Demi kepentingan politik-ekonomi antara Ical dan Prabowo inilah maka Ical menerapkan politik tirani di dalam tubuh Golkar. Ical memergunakan koruptor semacam Nurdin Halid yang lihai melakukan penggalangan dan lobbi yang cenderung memanfaatkan politik uang - dalam perebutan Ketum Golkar, harga satu suara sampai Rp 500-700 juta - dalam perebutan Ketum. Logistik yang mantap Ical dengan tangan kanan Nurdin Halid diyakini akan memenangkan Ical ke tampuk kekuasaan Golkar.
Agung Laksono, Priyo Budi Santoso, Hajriyanto Tohari, Zainudin Amali, Agus Gumiwang Kartasasmita, Yorrys Raweyai, Agun Gunandjar Sudarsa dan Ibnu Munzir, bahkan Muladi tak memiliki kekuatan keuangan yang mumpuni untuk melawan tirani politik model Ical yang memiliki jaringan logistik kuat - meskipun ngutang lho - untuk memenangkan Ketum Golkar.

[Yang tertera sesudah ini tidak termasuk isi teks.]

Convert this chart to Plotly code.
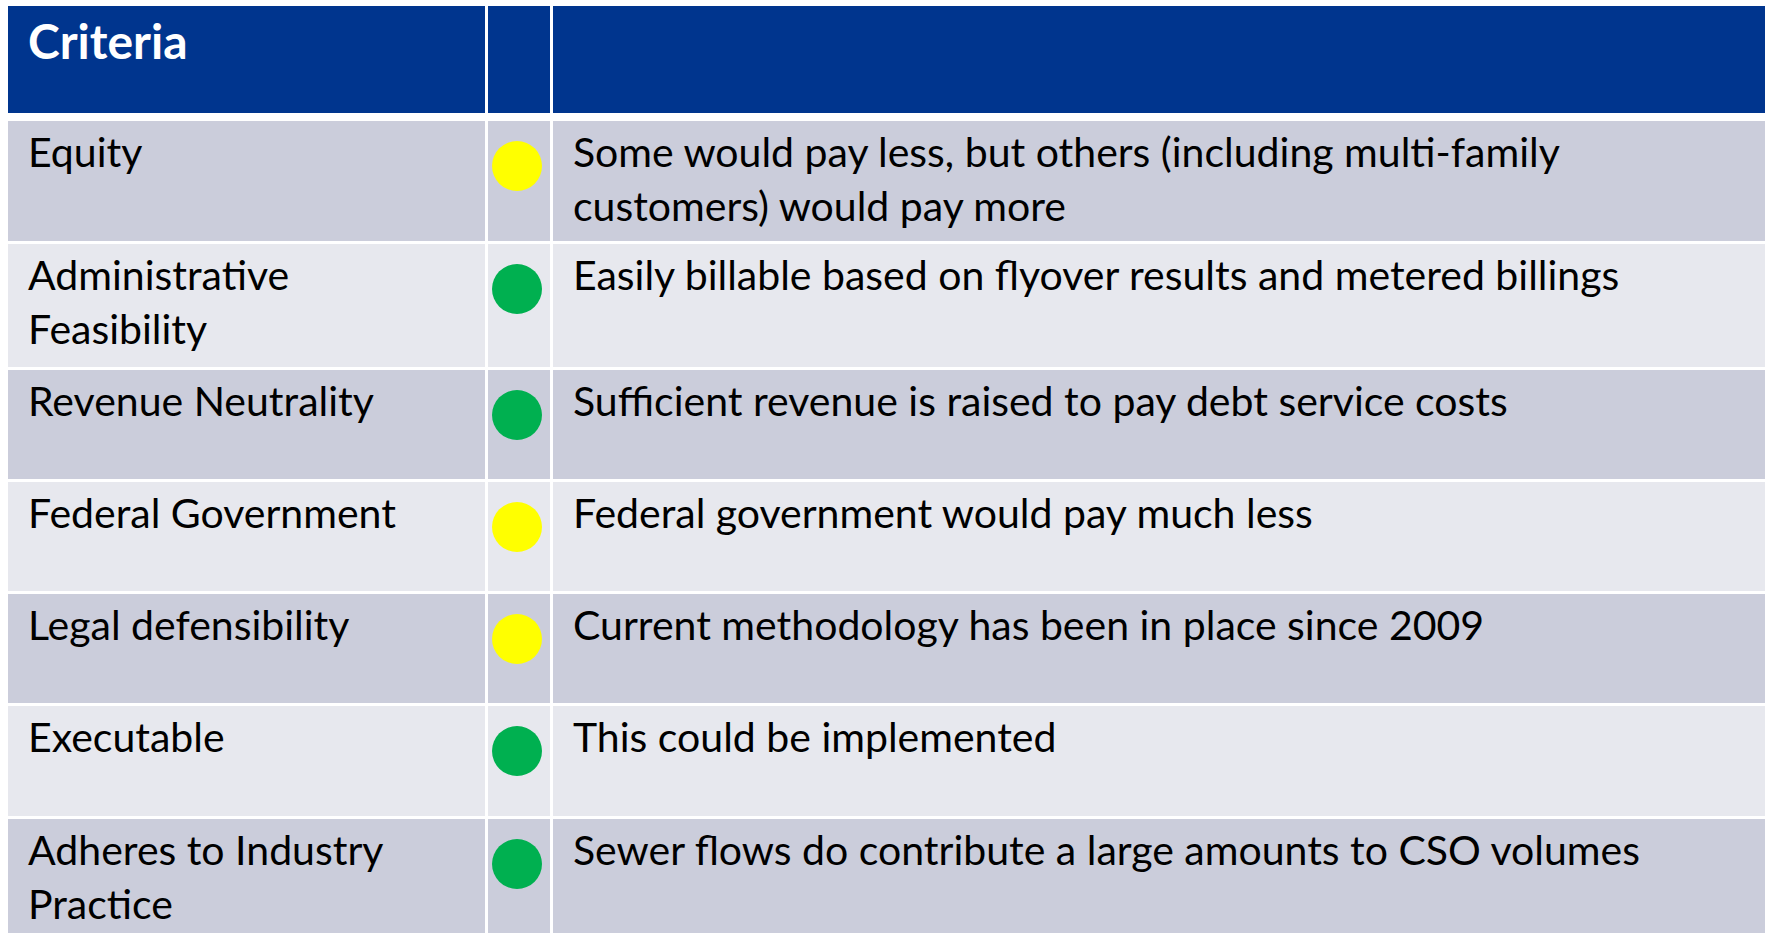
import plotly.graph_objects as go

# table content
criteria = [
    "Equity",
    "Administrative<br>Feasibility",
    "Revenue Neutrality",
    "Federal Government",
    "Legal defensibility",
    "Executable",
    "Adheres to Industry<br>Practice",
]
ratings = ["yellow", "green", "green", "yellow", "yellow", "green", "green"]
comments = [
    "Some would pay less, but others (including multi-family<br>customers) would pay more",
    "Easily billable based on flyover results and metered billings",
    "Sufficient revenue is raised to pay debt service costs",
    "Federal government would pay much less",
    "Current methodology has been in place since 2009",
    "This could be implemented",
    "Sewer flows do contribute a large amounts to CSO volumes",
]
header = ["Criteria", "", ""]

COLORS = {
    "header": "#00358E",
    "band_dark": "#CBCDDB",
    "band_light": "#E7E8EE",
    "yellow": "#FFFF00",
    "green": "#00B050",
    "text": "#000000",
}

W, H = 1765, 933
FONT = "Lato"
FONT_SIZE = 41
HEADER_SIZE = 48
LINE_GAP = 54

COLS = [(8, 485), (488, 550), (553, 1765)]
HEADER_TOP, HEADER_BOTTOM = 6, 113
FIRST_ROW_TOP = 121
ROW_HEIGHTS = [120, 123, 109, 109, 109, 110, 125]
ROW_GAP = 3
TEXT_PAD = 20
TEXT_OFFSET = 36
DOT_OFFSET = 45
DOT_X = 517


def row_bounds():
    tops, y = [], FIRST_ROW_TOP
    for h in ROW_HEIGHTS:
        tops.append(y)
        y += h + ROW_GAP
    return tops


def build_table() -> go.Figure:
    tops = row_bounds()
    fig = go.Figure()

    # cell backgrounds: one horizontal bar per cell
    centers = [(HEADER_TOP + HEADER_BOTTOM) / 2] + [t + h / 2 for t, h in zip(tops, ROW_HEIGHTS)]
    heights = [HEADER_BOTTOM - HEADER_TOP] + ROW_HEIGHTS
    fills = [COLORS["header"]] + [
        COLORS["band_dark"] if i % 2 == 0 else COLORS["band_light"] for i in range(len(criteria))
    ]
    for left, right in COLS:
        fig.add_trace(go.Bar(
            y=centers,
            x=[right - left] * len(centers),
            base=[left] * len(centers),
            width=heights,
            orientation="h",
            marker=dict(color=fills, line=dict(width=0)),
            hoverinfo="skip",
            showlegend=False,
        ))

    # header text
    fig.add_trace(go.Scatter(
        x=[COLS[0][0] + TEXT_PAD],
        y=[HEADER_TOP + 41],
        text=[f"<b>{header[0]}</b>"],
        mode="text",
        textposition="middle right",
        textfont=dict(family=FONT, size=HEADER_SIZE, color="white"),
        hoverinfo="skip",
        showlegend=False,
    ))

    # body text, one point per line
    xs, ys, labels = [], [], []
    for col, values in ((0, criteria), (2, comments)):
        for top, value in zip(tops, values):
            for k, line in enumerate(value.split("<br>")):
                xs.append(COLS[col][0] + TEXT_PAD)
                ys.append(top + TEXT_OFFSET + k * LINE_GAP)
                labels.append(line)
    fig.add_trace(go.Scatter(
        x=xs, y=ys, text=labels,
        mode="text",
        textposition="middle right",
        textfont=dict(family=FONT, size=FONT_SIZE, color=COLORS["text"]),
        hoverinfo="skip",
        showlegend=False,
    ))

    # rating dots
    fig.add_trace(go.Scatter(
        x=[DOT_X] * len(ratings),
        y=[t + DOT_OFFSET for t in tops],
        mode="markers",
        marker=dict(size=50, color=[COLORS[r] for r in ratings], line=dict(width=0)),
        hoverinfo="skip",
        showlegend=False,
    ))

    fig.update_layout(
        width=W, height=H,
        margin=dict(l=0, r=0, t=0, b=0),
        paper_bgcolor="white",
        plot_bgcolor="white",
        barmode="overlay",
        bargap=0,
        xaxis=dict(range=[0, W], visible=False, fixedrange=True),
        yaxis=dict(range=[H, 0], visible=False, fixedrange=True),
    )
    return fig


fig = build_table()
fig.write_html("out.html", post_script="document.body.style.margin='0';", config={"displayModeBar": False})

Makanya, Ical mati-matian menerapkan tirani politik yang tidak demokratis dengan melakukan pelanggaran kesepakatan dengan percepatan Munas pada 30 November 2014 - dari yang sedianya diadakan pada Januari 2014 - akan bisa menjadi boomerang. Namun melihat kepentingan pribadi Ical dan Prabowo - politik perkoncoan dan kepentingan ekonomi - maka dipastikan Ical akan memenangkan pertarungan ini meskipun dengan konsekuensi Golkar akan pecah.